In Tarot, the Fool is card number 0. I see the Fool is an absolute beginner, someone too fresh and new to fear the unknown, too innocent to speak anything but the truth. Tarot’s Fool has a long and varied pedigree, one that encompasses figures no less daring but perhaps less innocent. Like Coyote, like Kokopelli, like Anansi the Spider, the Fool can be a trickster.
The trickster reminds us that we can only create something new by destroying what already exists. The trickster breaks the rules and, in doing so, the trickster makes space for something that has never existed before.

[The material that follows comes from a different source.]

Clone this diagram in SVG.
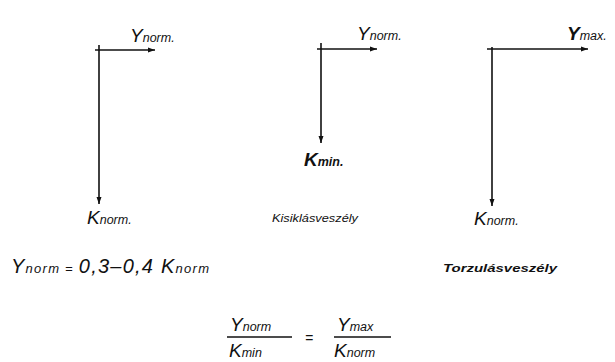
<svg xmlns="http://www.w3.org/2000/svg" width="615" height="362" viewBox="0 0 615 362">
<defs>
<marker id="ah" markerWidth="8" markerHeight="8" refX="7" refY="4" orient="auto" markerUnits="userSpaceOnUse">
<path d="M0,1.5 L7,4 L0,6.5 Z" fill="#111"/>
</marker>
<style>
.ln{stroke:#111;stroke-width:1.6;fill:none}
.t{font-family:"Liberation Sans",Arial,sans-serif;font-style:italic;fill:#111}
.big{font-size:19px}
.sub{font-size:12.5px}
.bold{font-weight:bold}
.cap{font-size:10px}
</style>
</defs>
<rect width="615" height="362" fill="#fff"/>
<g id="connectors">
<line class="ln" x1="95" y1="50" x2="155" y2="50" marker-end="url(#ah)"/>
<line class="ln" x1="99" y1="45" x2="99" y2="204" marker-end="url(#ah)"/>
<line class="ln" x1="317" y1="49" x2="377" y2="49" marker-end="url(#ah)"/>
<line class="ln" x1="321" y1="43" x2="321" y2="143" marker-end="url(#ah)"/>
<line class="ln" x1="487" y1="49" x2="588" y2="49" marker-end="url(#ah)"/>
<line class="ln" x1="492" y1="47" x2="492" y2="206" marker-end="url(#ah)"/>
</g>
<g id="ynorm1"><text class="t big" x="130" y="42">Y<tspan class="sub">norm.</tspan></text></g>
<g id="knorm1"><text class="t big" x="87" y="224">K<tspan class="sub">norm.</tspan></text></g>
<g id="ynorm2"><text class="t big" x="357" y="40">Y<tspan class="sub">norm.</tspan></text></g>
<g id="kmin"><text class="t big bold" x="304" y="166">K<tspan class="sub">min.</tspan></text></g>
<g id="kisiklas"><text class="t cap" x="272" y="222" textLength="86" lengthAdjust="spacingAndGlyphs">Kisiklásveszély</text></g>
<g id="ymax"><text class="t big bold" x="567" y="40">Y<tspan class="sub" font-weight="normal">max.</tspan></text></g>
<g id="knorm3"><text class="t big" x="474" y="225">K<tspan class="sub">norm.</tspan></text></g>
<g id="torzulas"><text class="t cap bold" x="443" y="272" textLength="114" lengthAdjust="spacingAndGlyphs">Torzulásveszély</text></g>
<g id="formula1"><text class="t" font-size="20px" x="11" y="273" textLength="198">Y<tspan font-size="13px">norm</tspan><tspan font-size="13px"> = </tspan>0,3–0,4 K<tspan font-size="13px">norm</tspan></text></g>
<g id="formula2">
<text class="t big" x="230" y="331">Y<tspan class="sub">norm</tspan></text>
<line class="ln" x1="227" y1="337" x2="292" y2="337" stroke-width="1.2"/>
<text class="t big" x="229" y="357">K<tspan class="sub">min</tspan></text>
<text class="t" x="305" y="343" font-size="14px">=</text>
<text class="t big" x="337" y="331">Y<tspan class="sub">max</tspan></text>
<line class="ln" x1="334" y1="337" x2="391" y2="337" stroke-width="1.2"/>
<text class="t big" x="334" y="357">K<tspan class="sub">norm</tspan></text>
</g>
</svg>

Is it a coincidence that animals associated with Ostara are also avatars of the trickster archetype? Is it purely accident that hares and rabbits are symbols both of fecundity and creative destruction? I can’t say, but I can tell you this:
In Ojibwe stories, Nanabozho—trickster, shapeshifter, and co-creator of the world—takes the form of a hare. Among the Cherokee, the rabbit is known both for its fertility and its craftiness. Bre’er Rabbit—the wily hero of stories people enslaved in the United States told each other—has roots in African folklore.
In Northern Europe, hares were associated with witches—both as familiars and as a form witches might take. In Irish lore, they are messengers from the Otherworld—fairy beasts and fairies in the shape of beasts. Fairies themselves are tricky, as likely to harm humans as to help them. Witches, of course, are similarly ambivalent. Sometimes they bestow gifts. Sometimes they toss you in the oven. Only a fool would trust a fairy. Only a fool would trust a witch.
But, sometimes, life asks us to be foolish. Sometimes life makes us foolish, whether we choose it or not. I laughed when I saw my first robin of the year. I laughed when I knew that my mom was finally dead. And, every day, I keep working—for my family, for my community—because I am foolish enough to believe that change is possible.
Which brings us back around to Ostara and to Easter. Whatever relationship these holidays might have to each other, they are both liminal moments, moments in which we anticipate what will be and imagine what could be. Moments in which change feels possible. And, sometimes, change requires a bit of foolishness—which we might also call hope or trust. Maybe during this season of rebirth and growth, it’s time for you to break some things. Maybe it’s time to act the fool and take a joyful step into the unknown.